When I hide my true self, my vulnerability ~ I have to wonder if it is because I have not fully experienced the love of God. And when I risk exposing my true self, my vulnerability ~ I have to hope that it flows out from that place of being Loved by the Father (and not some manipulative place of neediness). The test of course, is how I react when the offering of the gift of my vulnerability is met with rejection, shame and judgment. Boy that sucks. But it is a pretty good test of how grounded, secure and known I am in the love of God. Do I want to snap back with a judgment? Do I want to “knock them down a peg or two”? (When faced with a hurt or stressor my typical response is ‘fight’ rather than ‘flight’)
When I consider Jesus I see Someone who chose to embody vulnerability. The Incarnation has vulnerability written all over it. And in this place of vulnerability he encountered rejection, shame and judgment ….. and he resisted both ‘flight’ and ‘fight’. He stayed present ~ completely secure in the love and acceptance and indwelling of the Father and Spirit. That is so where I want to be (though I so quickly fall short).
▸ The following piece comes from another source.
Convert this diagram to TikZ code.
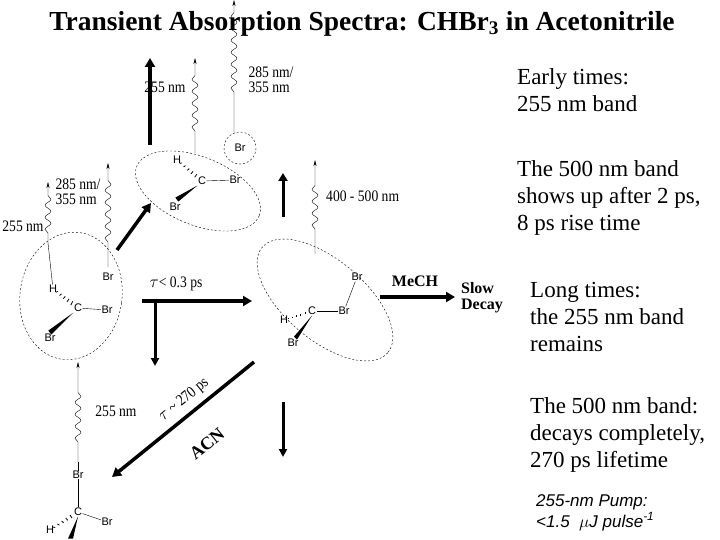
\documentclass[tikz,border=0pt]{standalone}
\usepackage{fontspec}
\setmainfont{Liberation Serif}
\newfontfamily\atomfont{Liberation Sans}
\newfontfamily\narrowfont[FakeStretch=0.85]{Liberation Serif}
\usetikzlibrary{decorations.pathmorphing,arrows.meta,calc}
\begin{document}
\begin{tikzpicture}[
  x=1pt, y=-1pt,
  atom/.style={font=\atomfont\fontsize{11}{11}\selectfont, inner sep=0.5pt},
  lbl/.style={font=\narrowfont\fontsize{16}{15}\selectfont, align=left, inner sep=1pt},
  note/.style={font=\fontsize{23}{27}\selectfont, align=left, anchor=north west, inner sep=0pt},
  cage/.style={draw, densely dashed, dash pattern=on 2pt off 2pt},
  bigarrow/.style={line width=3.5pt, -{Triangle[length=9pt,width=10pt]}},
  probe/.style={decorate, decoration={snake, amplitude=3pt, segment length=12pt, pre length=10pt, post length=12pt}, -{Stealth[length=6pt,width=3pt]}},
  hash/.style={line width=0.8pt},
  wedge/.style={fill=black}
]
\useasboundingbox (0,0) rectangle (720,540);

% Titel
\node[font=\bfseries\fontsize{27.5}{29}\selectfont] (title) at (362,24)
  {Transient Absorption Spectra: CHBr\textsubscript{3} in Acetonitrile};

% ====================== Molekuel 1 (links) ======================
\draw[cage, rotate around={-8:(71,296)}] (71,296) ellipse [x radius=51, y radius=64];
\node[atom] (hA) at (53,289) {H};
\node[atom] (cA) at (78,308) {C};
\node[atom] (brA1) at (107,310) {Br};
\node[atom] (brA2) at (50,338) {Br};
\node[atom] (brA3) at (108,277) {Br};
\draw (cA) -- (brA1);
\fill[wedge] (cA.south west) -- ++(-22,22) -- ++(-3,-4) -- cycle;
\foreach \t in {0.15,0.3,...,0.9} \draw[hash] ($(hA)!\t!(cA)$) ++(-1,2.5*\t) -- ++(2,-5*\t);
\coordinate (pA1) at (48,243);
\coordinate (pA2) at (48,182);
\draw (hA) -- (pA1);
\draw[probe] (pA1) -- (pA2);
\node[lbl] (lA1) at (23,226) {255 nm};
\coordinate (pA3) at (108,267);
\coordinate (pA4) at (108,163);
\draw[probe, decoration={pre length=25pt}] (pA3) -- (pA4);
\node[lbl] (lA2) at (78,192) {285 nm/\\355 nm};

% Pfeil zu Molekuel 2
\draw[bigarrow] (117,250) -- (151,203);

% ====================== Molekuel 2 (oben) ======================
\draw[cage, rotate around={-22:(198,191)}] (198,191) ellipse [x radius=66, y radius=34];
\node[atom] (hB) at (177,160) {H};
\node[atom] (cB) at (202,181) {C};
\node[atom] (brB1) at (235,180) {Br};
\node[atom] (brB2) at (175,207) {Br};
\draw (cB) -- (brB1);
\fill[wedge] (cB.south west) -- ++(-19,16) -- ++(-3,-4) -- cycle;
\foreach \t in {0.15,0.3,...,0.9} \draw[hash] ($(hB)!\t!(cB)$) ++(-1,2*\t) -- ++(2,-4*\t);
\draw[cage] (240,148) circle [radius=16];
\node[atom] (brB3) at (240,148) {Br};
\draw[line width=4pt, -{Triangle[length=9pt,width=10pt]}] (150,145) -- (150,58);
\node[lbl] (lB1) at (165,87) {255 nm};
\coordinate (pB1) at (195,153);
\coordinate (pB2) at (195,58);
\draw[probe, decoration={pre length=22pt}] (pB1) -- (pB2);
\coordinate (pB3) at (234,132);
\coordinate (pB4) at (234,0);
\draw[probe, decoration={pre length=40pt}] (pB3) -- (pB4);
\node[lbl] (lB2) at (271,80) {285 nm/\\355 nm};

\draw[line width=3pt, -{Triangle[length=8pt,width=9pt]}] (283,217) -- (283,173);

% ====================== Molekuel 3 (Mitte) ======================
\draw[cage, rotate around={-40:(325,300)}] (325,300) ellipse [x radius=82, y radius=40];
\node[atom] (hC) at (284,320) {H};
\node[atom] (cC) at (312,311) {C};
\node[atom] (brC1) at (344,311) {Br};
\node[atom] (brC2) at (293,343) {Br};
\node[atom] (brC3) at (357,277) {Br};
\draw (cC) -- (brC1);
\draw (brC1) -- (brC3);
\fill[wedge] (cC.south) -- ++(-15,24) -- ++(-3,-3) -- cycle;
\foreach \t in {0.15,0.3,...,0.9} \draw[hash] ($(hC)!\t!(cC)$) ++(0,-1.5*\t) -- ++(0,3*\t);
\coordinate (pC1) at (315,254);
\coordinate (pC2) at (315,160);
\draw[probe, decoration={pre length=25pt, post length=25pt}] (pC1) -- (pC2);
\node[lbl, anchor=west] (lC1) at (325,196) {400 - 500 nm};

% Zerfallswege
\coordinate (tauA) at (142,301);
\coordinate (tauB) at (252,301);
\draw[bigarrow] (tauA) -- (tauB);
\node[lbl] (lTau) at (176,284) {$\tau$< 0.3 ps};
\draw[line width=3pt, -{Triangle[length=8pt,width=8pt]}] (155,301) -- (155,366);
\draw[bigarrow] (380,297) -- (455,297);
\node[lbl, font=\bfseries\fontsize{16}{16}\selectfont] (lMe) at (415,281) {MeCH};
\node[lbl, font=\bfseries\fontsize{16}{16}\selectfont] (slow) at (482,298) {Slow\\Decay};
\draw[line width=3pt, -{Triangle[length=8pt,width=8pt]}] (283,402) -- (283,457);
\draw[bigarrow] (254,362) -- (112,477);
\node[lbl, rotate=39] (lAcn1) at (184,400) {$\tau$ \textasciitilde\ 270 ps};
\node[lbl, rotate=39, font=\bfseries\fontsize{18}{18}\selectfont] (lAcn2) at (207,444) {ACN};

% ====================== Molekuel 4 (unten) ======================
\node[atom] (brD1) at (78,475) {Br};
\node[atom] (cD) at (78,512) {C};
\node[atom] (brD2) at (107,522) {Br};
\node[atom] (hD) at (50,530) {H};
\draw (cD) -- (brD1);
\draw (cD) -- (brD2);
\fill[wedge] (cD.south) -- ++(-5,22) -- ++(-5,0) -- cycle;
\foreach \t in {0.15,0.3,...,0.9} \draw[hash] ($(hD)!\t!(cD)$) ++(-1,-2*\t) -- ++(2,4*\t);
\coordinate (pD1) at (78,462);
\coordinate (pD2) at (78,362);
\draw (brD1) -- (pD1);
\draw[probe, decoration={pre length=20pt, post length=28pt}] (pD1) -- (pD2);
\node[lbl] (lD1) at (116,411) {255 nm};

% Text rechts
\node[note] (n1) at (517,68) {Early times:\\255 nm band};
\node[note] (n2) at (517,160) {The 500 nm band\\shows up after 2 ps,\\8 ps rise time};
\node[note] (n3) at (530,282) {Long times:\\the 255 nm band\\remains};
\node[note] (n4) at (530,397) {The 500 nm band:\\decays completely,\\270 ps lifetime};
\node[note, font=\atomfont\itshape\fontsize{17}{21}\selectfont] (n5) at (536,494)
  {255-nm Pump:\\ <1.5 \ $\mu$J pulse\textsuperscript{-1}};
\end{tikzpicture}
\end{document}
“And when you come before God… here’s what I want you to do: Find a quiet, secluded place where you won’t be tempted to role-play before God. Just be there as simply and honestly as you can manage. The focus will shift from you to God and you will begin to sense his grace.” Matthew 6: 5-6 the Message
I just re-read this article about men on the ‘down-low’ in Black and Latino communities. I read Christine’s account of her Pride participation. I sat with a ministry colleague who is a married wife and mother seeking to disentangle herself from an affair with a woman. And these themes of vulnerability and hiddenness grip me.
There is a common sentiment in the Christian community that goes something like this, “There aren’t any homosexual people, there are only heterosexual people with a homosexual problem.” While I see multiple challenges with this statement, to me one of the significant ones is the hiddenness it perpetuates. “Don’t own the reality that you experience same-gender attraction – because it is just a ‘problem’ and you just need to deal with it.” “Don’t reveal that vulnerable place where it just feels like this is part of who you are – because that just perpetuates this ‘problem’ and will keep you from emerging into your true heterosexuality.”
I was recently invited to review some policy statements that a denomination is working on. The policy on homosexual conduct carried an undertone of resentment, hostility and fear towards gay people. It seemed to be far more concerned with who was “out” rather than who could be invited “in”. And I groaned under the weight of how to even begin to address such systemic attitudes. “Couldn’t they see that any same-gender attracted person reading these policy statements, even those agreeing with the basic theological beliefs about sexual ethics, would feel compelled to stay hidden, to never share the vulnerable and intimate realities they experience?”
I want to be a safe person – who offers and receives the gift of vulnerability. I want to be a safe person – because through me, I want my gay friends to encounter a safe place in the embrace of God. The God who chooses to reveal himself through vulnerability. The God who offers the kind of genuine acceptance that dispels fear and hiddenness. The God who allows us the grace and strength to stay present – open to his love – even in the face of rejection, shame and judgment from others.